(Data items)
::::::

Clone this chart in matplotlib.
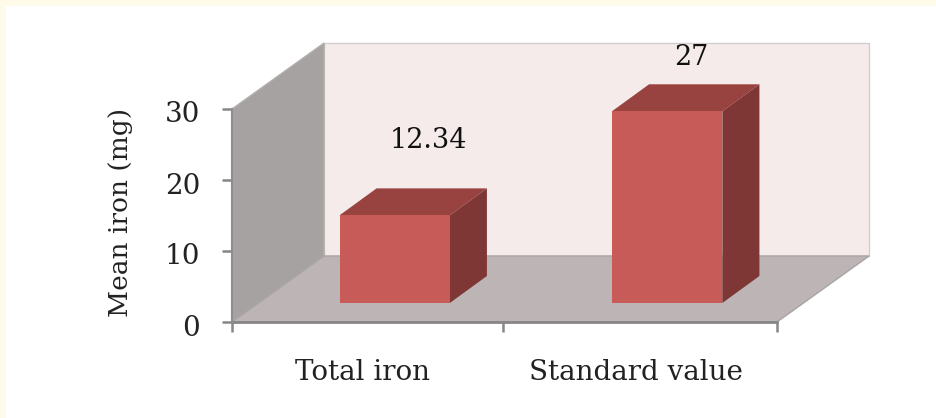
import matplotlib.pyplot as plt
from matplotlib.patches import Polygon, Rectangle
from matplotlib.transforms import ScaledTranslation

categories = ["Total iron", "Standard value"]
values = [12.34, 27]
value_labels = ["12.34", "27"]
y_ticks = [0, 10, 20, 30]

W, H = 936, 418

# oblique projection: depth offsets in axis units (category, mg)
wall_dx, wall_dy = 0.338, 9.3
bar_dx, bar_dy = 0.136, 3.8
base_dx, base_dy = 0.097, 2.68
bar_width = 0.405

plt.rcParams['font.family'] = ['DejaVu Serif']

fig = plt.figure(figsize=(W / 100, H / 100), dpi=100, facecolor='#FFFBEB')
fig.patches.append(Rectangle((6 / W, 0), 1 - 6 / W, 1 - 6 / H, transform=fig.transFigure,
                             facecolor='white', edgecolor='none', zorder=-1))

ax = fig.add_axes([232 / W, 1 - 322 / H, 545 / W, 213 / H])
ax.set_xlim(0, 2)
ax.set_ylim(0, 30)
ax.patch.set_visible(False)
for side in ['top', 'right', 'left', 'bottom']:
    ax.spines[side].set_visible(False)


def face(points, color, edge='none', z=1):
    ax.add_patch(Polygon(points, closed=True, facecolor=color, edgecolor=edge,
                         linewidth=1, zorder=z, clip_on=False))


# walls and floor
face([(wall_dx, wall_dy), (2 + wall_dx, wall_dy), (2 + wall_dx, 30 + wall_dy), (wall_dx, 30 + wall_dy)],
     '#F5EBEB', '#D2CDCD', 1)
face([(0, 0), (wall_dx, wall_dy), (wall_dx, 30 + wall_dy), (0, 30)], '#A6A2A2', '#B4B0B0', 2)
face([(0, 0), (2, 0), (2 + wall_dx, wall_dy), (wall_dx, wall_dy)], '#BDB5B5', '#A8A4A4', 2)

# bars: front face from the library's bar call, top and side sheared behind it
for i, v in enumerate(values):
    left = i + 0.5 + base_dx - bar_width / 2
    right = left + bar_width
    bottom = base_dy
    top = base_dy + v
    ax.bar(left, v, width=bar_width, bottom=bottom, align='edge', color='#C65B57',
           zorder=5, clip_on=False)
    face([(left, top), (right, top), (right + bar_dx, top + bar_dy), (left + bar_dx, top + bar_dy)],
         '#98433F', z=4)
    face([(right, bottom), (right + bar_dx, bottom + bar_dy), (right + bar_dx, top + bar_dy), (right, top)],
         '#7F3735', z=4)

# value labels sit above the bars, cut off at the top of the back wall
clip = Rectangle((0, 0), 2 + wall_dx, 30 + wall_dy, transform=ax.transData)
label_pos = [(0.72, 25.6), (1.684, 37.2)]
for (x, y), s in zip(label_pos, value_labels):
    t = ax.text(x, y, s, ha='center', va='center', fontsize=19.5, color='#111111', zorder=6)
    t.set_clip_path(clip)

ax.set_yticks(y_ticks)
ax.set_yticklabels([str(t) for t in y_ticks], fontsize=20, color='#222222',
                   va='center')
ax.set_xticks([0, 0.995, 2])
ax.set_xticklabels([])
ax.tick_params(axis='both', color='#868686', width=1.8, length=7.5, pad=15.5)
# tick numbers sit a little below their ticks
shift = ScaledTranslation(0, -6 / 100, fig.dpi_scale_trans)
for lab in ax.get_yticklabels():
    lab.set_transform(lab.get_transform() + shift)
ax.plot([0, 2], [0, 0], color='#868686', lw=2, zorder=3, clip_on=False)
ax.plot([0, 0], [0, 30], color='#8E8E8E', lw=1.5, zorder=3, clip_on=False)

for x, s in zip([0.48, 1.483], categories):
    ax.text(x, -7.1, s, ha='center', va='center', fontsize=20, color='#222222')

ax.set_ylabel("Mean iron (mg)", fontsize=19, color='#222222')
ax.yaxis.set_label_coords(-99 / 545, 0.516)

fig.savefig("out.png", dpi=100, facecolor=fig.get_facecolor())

::::::

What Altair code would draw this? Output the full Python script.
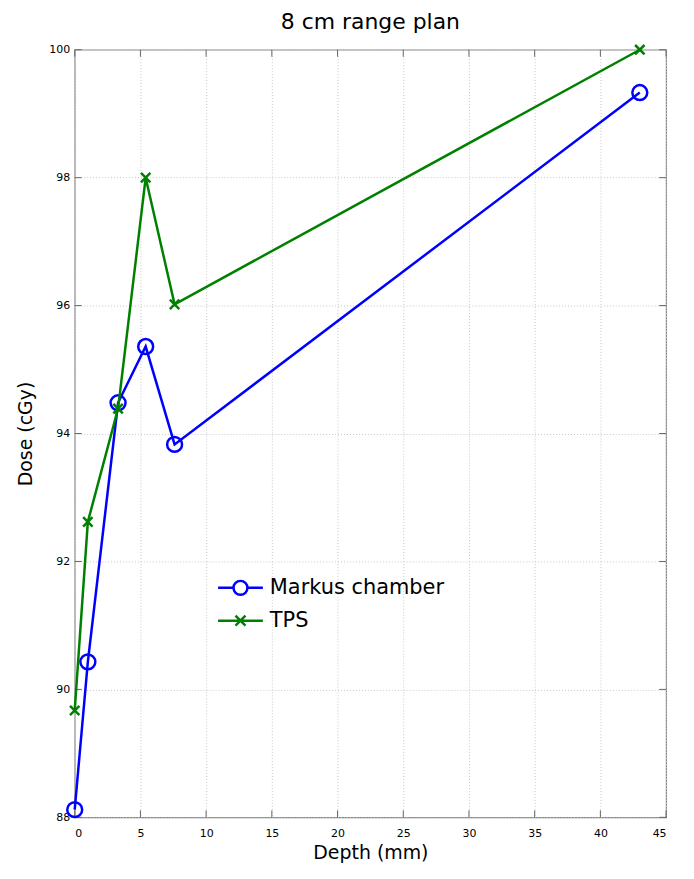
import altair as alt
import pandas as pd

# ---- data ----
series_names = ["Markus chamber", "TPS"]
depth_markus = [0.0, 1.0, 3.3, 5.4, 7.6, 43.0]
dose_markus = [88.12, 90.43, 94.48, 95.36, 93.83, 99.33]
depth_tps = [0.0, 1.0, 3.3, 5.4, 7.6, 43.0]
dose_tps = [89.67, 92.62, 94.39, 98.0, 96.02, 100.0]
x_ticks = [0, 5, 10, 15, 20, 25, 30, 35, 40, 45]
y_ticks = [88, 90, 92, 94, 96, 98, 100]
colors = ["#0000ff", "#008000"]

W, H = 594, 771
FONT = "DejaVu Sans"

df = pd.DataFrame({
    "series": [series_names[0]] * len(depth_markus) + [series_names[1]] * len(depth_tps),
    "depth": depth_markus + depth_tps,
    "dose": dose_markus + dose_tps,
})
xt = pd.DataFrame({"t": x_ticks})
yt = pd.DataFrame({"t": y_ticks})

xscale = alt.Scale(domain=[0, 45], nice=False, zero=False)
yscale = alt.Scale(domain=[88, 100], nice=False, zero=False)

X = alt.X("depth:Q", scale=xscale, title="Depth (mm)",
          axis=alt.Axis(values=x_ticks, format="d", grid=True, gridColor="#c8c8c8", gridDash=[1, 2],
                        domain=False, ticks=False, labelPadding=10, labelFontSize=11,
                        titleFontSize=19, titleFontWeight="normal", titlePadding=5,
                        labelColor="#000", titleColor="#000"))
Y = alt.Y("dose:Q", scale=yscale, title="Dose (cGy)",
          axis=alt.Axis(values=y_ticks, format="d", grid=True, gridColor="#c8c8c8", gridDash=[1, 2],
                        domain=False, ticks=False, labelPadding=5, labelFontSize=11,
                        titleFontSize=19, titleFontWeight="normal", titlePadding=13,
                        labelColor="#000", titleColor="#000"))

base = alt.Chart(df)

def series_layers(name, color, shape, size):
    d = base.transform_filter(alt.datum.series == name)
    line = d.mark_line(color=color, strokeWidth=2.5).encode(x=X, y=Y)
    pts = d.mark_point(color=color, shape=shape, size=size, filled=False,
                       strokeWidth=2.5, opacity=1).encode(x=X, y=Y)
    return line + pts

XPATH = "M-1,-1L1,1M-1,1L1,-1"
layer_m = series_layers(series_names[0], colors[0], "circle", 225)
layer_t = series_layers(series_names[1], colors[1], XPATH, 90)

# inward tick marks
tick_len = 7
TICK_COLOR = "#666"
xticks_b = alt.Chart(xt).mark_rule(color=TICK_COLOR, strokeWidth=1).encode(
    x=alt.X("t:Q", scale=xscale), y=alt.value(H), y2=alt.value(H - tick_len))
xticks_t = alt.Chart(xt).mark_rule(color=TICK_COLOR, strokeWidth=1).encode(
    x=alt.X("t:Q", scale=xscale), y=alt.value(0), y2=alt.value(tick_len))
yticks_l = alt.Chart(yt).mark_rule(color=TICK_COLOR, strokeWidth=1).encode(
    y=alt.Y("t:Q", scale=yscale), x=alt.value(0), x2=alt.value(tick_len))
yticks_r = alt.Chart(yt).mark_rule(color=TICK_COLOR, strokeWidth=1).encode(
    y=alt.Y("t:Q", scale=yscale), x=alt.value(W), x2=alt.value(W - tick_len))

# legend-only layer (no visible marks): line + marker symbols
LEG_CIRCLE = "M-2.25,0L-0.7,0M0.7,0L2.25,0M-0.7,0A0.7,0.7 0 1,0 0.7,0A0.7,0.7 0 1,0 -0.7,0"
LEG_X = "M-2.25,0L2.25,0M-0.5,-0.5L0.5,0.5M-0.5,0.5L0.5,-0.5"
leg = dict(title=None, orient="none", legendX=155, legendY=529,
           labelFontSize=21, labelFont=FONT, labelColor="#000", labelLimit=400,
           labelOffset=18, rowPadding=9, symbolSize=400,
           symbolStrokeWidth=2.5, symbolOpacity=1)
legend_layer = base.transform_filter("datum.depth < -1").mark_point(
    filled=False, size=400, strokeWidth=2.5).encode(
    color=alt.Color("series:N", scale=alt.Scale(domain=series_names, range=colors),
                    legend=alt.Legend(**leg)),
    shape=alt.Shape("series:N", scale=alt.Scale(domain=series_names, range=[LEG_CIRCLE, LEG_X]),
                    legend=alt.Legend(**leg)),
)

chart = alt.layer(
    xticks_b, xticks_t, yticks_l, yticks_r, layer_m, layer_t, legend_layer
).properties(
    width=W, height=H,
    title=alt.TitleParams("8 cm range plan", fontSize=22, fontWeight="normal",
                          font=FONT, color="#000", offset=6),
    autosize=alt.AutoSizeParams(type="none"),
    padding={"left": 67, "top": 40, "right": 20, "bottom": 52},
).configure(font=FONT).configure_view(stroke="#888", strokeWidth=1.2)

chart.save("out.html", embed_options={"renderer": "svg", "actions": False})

::::::

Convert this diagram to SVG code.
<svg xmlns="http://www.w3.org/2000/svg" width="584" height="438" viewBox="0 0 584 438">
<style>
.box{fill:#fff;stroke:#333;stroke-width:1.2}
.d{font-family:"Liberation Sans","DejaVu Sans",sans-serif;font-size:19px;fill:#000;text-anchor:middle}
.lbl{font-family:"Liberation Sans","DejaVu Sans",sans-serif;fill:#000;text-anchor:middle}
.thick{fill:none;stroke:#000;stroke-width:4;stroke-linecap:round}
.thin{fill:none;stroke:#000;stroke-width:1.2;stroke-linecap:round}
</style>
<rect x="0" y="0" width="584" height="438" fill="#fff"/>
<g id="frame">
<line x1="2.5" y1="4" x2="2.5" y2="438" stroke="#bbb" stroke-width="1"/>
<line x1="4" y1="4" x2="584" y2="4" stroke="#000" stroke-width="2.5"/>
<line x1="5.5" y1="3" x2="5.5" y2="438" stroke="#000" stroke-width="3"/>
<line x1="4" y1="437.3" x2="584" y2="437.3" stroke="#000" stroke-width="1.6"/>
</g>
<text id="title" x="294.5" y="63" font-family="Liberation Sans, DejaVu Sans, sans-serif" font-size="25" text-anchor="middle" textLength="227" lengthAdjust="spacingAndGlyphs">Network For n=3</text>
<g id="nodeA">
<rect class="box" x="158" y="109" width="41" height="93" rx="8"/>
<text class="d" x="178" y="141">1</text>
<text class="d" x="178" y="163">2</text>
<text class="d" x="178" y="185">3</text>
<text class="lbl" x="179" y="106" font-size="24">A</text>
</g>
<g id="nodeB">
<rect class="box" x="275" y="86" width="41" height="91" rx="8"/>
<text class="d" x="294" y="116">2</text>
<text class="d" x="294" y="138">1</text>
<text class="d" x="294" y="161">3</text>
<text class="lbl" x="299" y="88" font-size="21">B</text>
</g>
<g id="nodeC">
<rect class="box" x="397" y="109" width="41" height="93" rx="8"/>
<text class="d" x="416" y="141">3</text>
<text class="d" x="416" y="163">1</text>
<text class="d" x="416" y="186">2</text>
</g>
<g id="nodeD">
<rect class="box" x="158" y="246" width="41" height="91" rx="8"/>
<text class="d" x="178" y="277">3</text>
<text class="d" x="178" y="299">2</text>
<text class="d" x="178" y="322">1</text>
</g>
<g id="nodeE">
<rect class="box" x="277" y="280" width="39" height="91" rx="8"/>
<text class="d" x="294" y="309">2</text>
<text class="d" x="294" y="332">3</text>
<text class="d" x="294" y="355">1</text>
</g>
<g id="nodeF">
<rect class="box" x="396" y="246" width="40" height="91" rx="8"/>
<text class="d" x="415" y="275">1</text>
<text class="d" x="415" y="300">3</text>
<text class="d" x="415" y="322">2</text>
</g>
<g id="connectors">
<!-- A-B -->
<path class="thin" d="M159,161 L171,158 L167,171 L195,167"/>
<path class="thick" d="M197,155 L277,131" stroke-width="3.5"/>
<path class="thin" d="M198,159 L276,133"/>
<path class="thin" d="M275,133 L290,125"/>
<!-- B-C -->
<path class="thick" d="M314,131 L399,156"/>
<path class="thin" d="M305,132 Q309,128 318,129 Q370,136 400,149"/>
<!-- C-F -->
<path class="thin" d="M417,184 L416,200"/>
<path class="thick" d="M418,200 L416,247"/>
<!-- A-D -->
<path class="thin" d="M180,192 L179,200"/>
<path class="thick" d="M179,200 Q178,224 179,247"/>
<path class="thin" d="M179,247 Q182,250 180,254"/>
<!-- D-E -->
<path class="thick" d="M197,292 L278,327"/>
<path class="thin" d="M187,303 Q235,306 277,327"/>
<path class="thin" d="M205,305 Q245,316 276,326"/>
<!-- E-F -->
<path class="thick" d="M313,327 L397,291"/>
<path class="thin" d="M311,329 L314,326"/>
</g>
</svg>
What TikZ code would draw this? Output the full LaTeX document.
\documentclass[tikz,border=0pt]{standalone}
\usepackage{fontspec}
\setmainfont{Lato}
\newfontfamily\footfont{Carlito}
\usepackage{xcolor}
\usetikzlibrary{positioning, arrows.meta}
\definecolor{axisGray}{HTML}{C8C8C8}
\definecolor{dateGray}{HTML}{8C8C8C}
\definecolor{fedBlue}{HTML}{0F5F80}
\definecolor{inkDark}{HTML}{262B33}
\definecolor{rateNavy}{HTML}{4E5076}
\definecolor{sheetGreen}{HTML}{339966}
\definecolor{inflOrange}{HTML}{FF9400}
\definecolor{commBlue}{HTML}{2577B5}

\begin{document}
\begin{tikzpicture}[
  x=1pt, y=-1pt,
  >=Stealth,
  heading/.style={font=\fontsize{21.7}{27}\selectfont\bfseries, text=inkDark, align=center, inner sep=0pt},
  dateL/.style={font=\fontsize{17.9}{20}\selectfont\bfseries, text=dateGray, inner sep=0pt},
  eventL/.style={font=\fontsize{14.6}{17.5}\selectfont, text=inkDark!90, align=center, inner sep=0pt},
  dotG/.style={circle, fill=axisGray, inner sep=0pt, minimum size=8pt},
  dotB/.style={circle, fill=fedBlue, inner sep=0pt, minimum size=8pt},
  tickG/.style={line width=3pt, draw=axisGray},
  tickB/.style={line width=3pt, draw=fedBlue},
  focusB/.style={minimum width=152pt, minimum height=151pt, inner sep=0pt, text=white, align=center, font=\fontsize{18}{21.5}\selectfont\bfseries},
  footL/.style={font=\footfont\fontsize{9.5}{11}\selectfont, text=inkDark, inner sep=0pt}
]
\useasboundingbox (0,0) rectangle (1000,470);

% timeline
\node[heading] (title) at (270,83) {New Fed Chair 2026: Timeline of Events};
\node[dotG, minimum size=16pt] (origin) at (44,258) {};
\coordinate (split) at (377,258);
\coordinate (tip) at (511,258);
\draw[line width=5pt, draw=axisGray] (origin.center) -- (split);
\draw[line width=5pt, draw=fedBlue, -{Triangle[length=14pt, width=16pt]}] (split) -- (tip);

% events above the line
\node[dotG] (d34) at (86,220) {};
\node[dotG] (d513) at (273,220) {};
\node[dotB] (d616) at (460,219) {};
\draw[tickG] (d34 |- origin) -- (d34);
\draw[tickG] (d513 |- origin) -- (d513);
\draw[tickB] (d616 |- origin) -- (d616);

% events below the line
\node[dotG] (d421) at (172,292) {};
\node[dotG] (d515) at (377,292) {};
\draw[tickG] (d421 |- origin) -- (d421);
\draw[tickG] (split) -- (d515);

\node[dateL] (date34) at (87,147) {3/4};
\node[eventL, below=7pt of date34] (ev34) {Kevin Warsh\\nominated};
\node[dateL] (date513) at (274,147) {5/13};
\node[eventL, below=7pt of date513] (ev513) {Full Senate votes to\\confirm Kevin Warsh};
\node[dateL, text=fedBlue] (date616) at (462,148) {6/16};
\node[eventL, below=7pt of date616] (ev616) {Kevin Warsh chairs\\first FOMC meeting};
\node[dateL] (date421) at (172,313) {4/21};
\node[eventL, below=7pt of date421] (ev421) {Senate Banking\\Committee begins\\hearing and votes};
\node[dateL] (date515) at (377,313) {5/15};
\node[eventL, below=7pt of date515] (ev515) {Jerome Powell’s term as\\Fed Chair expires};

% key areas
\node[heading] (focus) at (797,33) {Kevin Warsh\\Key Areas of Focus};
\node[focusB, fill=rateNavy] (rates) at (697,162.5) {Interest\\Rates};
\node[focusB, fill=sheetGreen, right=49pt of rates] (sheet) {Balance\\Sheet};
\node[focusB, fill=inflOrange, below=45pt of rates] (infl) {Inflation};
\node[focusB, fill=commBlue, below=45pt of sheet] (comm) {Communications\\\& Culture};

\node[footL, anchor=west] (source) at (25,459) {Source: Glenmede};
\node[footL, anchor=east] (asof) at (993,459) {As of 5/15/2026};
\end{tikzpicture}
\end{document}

::::::

> **Given problem**
Copy nothing but the lines above from the one with "Clone this chart in matplotlib." to the one with "W, H = 936, 418", inclusive, word for word. Leave every picture out.

> **Exercise solution**
Clone this chart in matplotlib.
import matplotlib.pyplot as plt
from matplotlib.patches import Polygon, Rectangle
from matplotlib.transforms import ScaledTranslation

categories = ["Total iron", "Standard value"]
values = [12.34, 27]
value_labels = ["12.34", "27"]
y_ticks = [0, 10, 20, 30]

W, H = 936, 418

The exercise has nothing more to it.